_Task goal_
Return only the number of lines holding the word "LaTeX".

_Data excerpts_
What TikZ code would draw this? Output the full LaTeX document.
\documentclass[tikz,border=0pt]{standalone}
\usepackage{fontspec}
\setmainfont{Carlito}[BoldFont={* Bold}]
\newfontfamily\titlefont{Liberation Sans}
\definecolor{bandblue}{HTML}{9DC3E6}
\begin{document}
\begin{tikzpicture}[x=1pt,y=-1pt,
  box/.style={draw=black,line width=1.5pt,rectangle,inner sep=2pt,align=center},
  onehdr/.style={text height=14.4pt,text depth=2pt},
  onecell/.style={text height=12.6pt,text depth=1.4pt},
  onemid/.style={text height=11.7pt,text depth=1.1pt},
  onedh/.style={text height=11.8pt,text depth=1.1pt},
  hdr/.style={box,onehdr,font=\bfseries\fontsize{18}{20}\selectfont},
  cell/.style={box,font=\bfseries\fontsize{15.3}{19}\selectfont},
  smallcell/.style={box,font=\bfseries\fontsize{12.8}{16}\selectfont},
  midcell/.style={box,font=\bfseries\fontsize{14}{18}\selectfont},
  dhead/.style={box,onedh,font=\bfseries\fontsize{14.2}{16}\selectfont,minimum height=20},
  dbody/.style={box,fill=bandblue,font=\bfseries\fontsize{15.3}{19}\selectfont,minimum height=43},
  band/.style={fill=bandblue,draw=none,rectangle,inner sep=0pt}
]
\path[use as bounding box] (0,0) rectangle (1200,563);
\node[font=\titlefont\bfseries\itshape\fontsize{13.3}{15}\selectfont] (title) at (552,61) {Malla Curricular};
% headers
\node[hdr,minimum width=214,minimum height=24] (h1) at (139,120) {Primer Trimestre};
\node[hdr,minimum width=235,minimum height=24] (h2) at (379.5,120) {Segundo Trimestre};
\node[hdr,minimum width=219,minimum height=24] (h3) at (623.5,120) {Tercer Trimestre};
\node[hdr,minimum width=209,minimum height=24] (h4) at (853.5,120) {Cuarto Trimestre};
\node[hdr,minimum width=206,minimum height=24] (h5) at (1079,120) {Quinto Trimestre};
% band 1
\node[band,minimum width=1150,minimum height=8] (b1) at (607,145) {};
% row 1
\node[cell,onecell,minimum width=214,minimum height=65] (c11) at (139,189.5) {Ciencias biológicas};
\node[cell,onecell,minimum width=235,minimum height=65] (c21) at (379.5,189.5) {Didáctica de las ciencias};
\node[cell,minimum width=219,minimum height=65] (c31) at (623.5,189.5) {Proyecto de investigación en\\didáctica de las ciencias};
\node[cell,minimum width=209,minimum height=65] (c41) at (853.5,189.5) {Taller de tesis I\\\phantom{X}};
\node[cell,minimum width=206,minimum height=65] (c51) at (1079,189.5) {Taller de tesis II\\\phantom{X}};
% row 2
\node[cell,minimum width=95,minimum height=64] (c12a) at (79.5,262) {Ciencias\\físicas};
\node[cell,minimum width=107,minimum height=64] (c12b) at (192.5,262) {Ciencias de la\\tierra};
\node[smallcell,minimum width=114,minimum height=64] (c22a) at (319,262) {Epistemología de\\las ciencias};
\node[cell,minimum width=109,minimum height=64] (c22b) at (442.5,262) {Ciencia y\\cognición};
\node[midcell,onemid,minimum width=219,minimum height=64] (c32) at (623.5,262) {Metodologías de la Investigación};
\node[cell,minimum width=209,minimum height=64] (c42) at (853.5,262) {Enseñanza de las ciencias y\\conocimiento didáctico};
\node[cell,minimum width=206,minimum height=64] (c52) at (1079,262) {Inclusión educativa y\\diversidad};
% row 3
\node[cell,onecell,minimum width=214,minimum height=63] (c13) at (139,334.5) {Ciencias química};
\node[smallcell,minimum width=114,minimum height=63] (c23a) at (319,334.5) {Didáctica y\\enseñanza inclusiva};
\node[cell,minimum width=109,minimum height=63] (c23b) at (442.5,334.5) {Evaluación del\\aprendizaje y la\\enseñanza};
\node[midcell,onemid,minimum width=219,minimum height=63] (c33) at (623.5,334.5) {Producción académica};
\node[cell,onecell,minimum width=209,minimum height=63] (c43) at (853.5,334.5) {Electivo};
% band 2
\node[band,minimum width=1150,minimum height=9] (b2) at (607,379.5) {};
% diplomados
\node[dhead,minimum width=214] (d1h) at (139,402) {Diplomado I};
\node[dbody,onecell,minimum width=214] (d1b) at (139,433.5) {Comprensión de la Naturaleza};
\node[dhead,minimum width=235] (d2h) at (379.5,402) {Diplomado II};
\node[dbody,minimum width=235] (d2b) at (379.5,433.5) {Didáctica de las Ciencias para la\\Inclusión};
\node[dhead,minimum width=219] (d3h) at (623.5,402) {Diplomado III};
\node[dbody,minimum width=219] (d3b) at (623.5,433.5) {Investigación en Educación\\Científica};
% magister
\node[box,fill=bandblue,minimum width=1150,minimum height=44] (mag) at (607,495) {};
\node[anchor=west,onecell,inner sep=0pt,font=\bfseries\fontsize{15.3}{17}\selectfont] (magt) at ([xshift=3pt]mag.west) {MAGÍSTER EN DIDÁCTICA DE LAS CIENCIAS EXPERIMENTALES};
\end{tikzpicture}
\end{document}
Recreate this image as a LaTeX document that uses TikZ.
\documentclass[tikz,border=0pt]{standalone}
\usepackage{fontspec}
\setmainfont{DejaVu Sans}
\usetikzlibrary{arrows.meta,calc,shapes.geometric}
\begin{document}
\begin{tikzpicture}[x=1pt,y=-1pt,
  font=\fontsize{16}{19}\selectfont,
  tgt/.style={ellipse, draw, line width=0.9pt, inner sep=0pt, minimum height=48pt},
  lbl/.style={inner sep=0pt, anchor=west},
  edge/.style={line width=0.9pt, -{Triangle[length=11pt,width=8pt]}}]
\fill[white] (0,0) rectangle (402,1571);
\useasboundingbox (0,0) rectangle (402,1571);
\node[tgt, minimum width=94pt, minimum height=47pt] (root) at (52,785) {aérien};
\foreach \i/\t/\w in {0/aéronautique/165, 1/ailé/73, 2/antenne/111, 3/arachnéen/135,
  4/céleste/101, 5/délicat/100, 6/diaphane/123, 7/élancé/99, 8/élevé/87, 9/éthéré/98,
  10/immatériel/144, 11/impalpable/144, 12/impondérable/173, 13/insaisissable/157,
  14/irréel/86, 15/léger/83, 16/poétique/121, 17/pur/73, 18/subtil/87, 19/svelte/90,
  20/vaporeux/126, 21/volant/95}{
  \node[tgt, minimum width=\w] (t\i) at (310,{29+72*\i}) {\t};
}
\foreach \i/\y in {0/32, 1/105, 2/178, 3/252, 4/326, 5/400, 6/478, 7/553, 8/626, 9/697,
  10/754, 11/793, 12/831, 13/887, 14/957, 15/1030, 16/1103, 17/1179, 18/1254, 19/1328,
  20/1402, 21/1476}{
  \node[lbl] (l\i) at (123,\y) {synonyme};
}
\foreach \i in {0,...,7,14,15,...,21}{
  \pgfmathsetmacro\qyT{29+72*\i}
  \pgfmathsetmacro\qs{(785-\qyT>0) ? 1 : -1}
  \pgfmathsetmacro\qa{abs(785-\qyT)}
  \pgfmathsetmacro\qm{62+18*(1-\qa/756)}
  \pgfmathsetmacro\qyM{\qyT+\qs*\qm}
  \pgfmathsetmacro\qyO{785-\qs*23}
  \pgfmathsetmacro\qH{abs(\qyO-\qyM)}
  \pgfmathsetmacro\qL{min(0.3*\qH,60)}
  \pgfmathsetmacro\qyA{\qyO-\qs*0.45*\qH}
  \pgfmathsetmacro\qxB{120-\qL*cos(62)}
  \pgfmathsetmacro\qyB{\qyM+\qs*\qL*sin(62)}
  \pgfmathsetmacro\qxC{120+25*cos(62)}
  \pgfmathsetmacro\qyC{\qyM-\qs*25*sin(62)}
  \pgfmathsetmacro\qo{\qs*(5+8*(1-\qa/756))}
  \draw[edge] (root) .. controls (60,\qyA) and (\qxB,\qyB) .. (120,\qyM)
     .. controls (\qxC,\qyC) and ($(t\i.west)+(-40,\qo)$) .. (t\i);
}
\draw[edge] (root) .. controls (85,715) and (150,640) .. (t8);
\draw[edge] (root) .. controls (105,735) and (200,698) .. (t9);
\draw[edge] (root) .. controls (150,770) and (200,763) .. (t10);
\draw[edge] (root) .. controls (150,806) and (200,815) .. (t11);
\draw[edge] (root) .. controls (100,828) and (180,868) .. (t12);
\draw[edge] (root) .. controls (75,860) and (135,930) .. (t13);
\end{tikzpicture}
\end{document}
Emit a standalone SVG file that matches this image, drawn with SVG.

_Reply to the task_
2